We worship a creative God. He is the most creative being who has ever or will ever live, and He made us in His image.

We are made in the image of a creative God. He designed us to be creative. As believers, this should mean that we excel in creativity. Our innovation should shine. We should be artistically competitive. To neglect this would be to neglect exploring an important aspect of God’s character.

Creativity should be a part of the fabric of who we are as believers. We are a creative people. And as we practice creativity, we better understand what God is like.

If I’m making friends with someone I just met, I try to learn about them and what they like. If I meet someone who loves to read, I read the books they recommend. If that person is a foodie, then I visit the restaurants they love. To know God better, we need to do the things He likes to do with Him, and that certainly includes creative expression. To neglect learning about his creativity would be to neglect a huge part what He is like.

God gave certain believers creative gifts that are meant to serve the Church.

In church there’s a lot of talk about spiritual gifts and how they relate to serving the body. However, creative or artistic gifts are not often discussed as gifts the Lord gives to serve the Church.

I’ve had a strong bent toward creativity since I can remember. According to my parents, my love of painting started as a toddler. They didn’t particularly nurture this in me above other things; I was just drawn to it. It’s how the Lord made me.
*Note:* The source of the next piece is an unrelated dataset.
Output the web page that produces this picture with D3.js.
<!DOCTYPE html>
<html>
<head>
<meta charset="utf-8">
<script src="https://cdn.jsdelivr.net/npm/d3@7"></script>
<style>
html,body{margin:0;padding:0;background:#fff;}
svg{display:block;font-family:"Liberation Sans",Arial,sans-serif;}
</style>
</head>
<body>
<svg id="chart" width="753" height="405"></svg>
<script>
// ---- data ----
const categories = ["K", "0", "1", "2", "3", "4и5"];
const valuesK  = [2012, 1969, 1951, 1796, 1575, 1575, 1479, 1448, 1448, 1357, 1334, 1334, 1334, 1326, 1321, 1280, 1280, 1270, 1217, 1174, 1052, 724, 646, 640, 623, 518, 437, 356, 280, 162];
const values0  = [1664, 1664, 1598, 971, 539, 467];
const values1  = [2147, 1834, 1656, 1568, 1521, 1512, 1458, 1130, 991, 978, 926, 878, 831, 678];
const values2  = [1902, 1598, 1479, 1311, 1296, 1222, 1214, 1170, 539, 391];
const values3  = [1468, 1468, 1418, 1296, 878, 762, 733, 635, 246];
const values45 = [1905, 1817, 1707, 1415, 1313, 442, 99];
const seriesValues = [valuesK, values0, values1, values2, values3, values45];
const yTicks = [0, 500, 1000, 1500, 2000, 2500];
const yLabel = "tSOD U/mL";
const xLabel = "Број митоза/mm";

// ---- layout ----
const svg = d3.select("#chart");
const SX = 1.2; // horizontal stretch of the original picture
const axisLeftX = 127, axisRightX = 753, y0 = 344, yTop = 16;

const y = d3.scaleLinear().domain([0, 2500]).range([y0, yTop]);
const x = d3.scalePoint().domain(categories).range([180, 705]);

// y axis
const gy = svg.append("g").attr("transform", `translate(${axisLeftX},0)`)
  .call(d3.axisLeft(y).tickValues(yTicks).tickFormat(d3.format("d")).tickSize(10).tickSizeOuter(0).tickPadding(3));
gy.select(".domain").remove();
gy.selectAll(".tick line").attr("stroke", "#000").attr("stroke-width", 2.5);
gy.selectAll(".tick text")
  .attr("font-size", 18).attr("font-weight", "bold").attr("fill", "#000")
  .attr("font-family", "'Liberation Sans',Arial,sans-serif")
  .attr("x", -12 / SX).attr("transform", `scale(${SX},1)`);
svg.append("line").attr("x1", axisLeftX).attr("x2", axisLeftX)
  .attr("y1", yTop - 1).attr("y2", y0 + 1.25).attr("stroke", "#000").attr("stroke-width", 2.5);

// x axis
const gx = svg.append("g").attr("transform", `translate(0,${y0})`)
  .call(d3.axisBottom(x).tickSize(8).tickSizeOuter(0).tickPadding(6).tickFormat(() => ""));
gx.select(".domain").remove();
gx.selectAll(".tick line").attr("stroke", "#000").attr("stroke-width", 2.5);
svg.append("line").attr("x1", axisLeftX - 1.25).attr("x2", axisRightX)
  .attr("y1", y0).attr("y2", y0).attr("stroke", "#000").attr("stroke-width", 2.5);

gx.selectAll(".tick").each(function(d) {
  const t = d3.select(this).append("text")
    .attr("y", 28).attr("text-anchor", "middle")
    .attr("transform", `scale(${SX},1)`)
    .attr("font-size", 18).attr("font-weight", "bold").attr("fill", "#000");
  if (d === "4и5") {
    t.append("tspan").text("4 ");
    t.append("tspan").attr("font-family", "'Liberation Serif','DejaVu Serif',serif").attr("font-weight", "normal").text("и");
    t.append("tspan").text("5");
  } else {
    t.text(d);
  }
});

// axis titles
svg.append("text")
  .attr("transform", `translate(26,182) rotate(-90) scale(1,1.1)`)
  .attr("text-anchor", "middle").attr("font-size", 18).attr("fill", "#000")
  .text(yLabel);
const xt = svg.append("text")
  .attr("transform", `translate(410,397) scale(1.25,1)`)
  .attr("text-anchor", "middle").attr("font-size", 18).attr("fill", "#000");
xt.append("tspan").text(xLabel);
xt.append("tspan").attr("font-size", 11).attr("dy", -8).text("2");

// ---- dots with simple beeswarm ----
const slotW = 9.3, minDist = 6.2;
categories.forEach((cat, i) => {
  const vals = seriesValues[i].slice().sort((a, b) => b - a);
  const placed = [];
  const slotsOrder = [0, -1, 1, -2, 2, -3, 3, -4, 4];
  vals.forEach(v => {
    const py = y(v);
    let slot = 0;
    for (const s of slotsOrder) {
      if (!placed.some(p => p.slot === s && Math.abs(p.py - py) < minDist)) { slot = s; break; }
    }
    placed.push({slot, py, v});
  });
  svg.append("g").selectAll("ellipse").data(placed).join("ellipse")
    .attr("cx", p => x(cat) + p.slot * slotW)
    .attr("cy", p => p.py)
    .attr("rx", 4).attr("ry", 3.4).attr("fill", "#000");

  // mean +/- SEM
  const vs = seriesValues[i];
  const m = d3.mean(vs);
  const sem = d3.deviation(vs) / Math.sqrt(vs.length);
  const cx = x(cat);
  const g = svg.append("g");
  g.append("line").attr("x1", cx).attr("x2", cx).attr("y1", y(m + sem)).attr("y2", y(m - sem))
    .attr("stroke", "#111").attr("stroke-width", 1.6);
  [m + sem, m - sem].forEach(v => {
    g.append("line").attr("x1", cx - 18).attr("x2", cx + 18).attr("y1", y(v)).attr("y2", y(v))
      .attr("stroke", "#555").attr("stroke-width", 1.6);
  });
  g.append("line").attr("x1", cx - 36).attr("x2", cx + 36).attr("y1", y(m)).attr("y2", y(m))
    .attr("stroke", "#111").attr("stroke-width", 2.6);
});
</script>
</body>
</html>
It can be hard to know what role art should play in adult life. It can be very difficult to have a career as an artist, so many people who have a love for art end up relegating it to the role of a hobby in their lives. At most, they enjoy it for personal recreation. More often they neglect their gift entirely.

I have to believe that the Lord gives people artistic gifts for more than just a fun hobby. God is not wasteful like that.

Some believers are given creative gifts to serve the church.

“Having gifts that differ according to the grace given to us, let us use them . . .”

The Lord gives all believers spiritual gifts. Those who are leaders should lead. Those who are givers should give, and so on. It should be no different for those with a creative gift.

If the Church doesn’t incorporate opportunities to serve in creative capacities, creatively gifted people will remain stunted in their spiritual growth.

That may seem like an extreme statement, but when a person is designed with certain gifts, and those gifts aren’t being used, that person is not functioning in the Body the way they were meant to. 

There are believers whose strongest gifting is in the area of the arts, and these people need to be serving the Church with their gifts, both for their benefit and the benefit of the whole Church.

Why is it that we see some gifts are more important, or even as better, than others? I’ve noticed that sometimes churches emphasize utilitarian gifts above others. Their focus is on gifts like service, leadership, or teaching. They neglect gifts like creativity because they don’t seem as useful. Intentionally incorporating the arts into the life of the Church seems unnecessary, but this could not be more untrue. The church desperately needs to engage the arts for the benefit of the whole church.

Releasing people with creative gifts to use those gifts to serve the Church benefits the whole Body. Whether the gift be painting, acting, writing, singing, or knitting, exposing the Church to the creativity of other believers inspires them, encourages them, and teaches them about the character of God.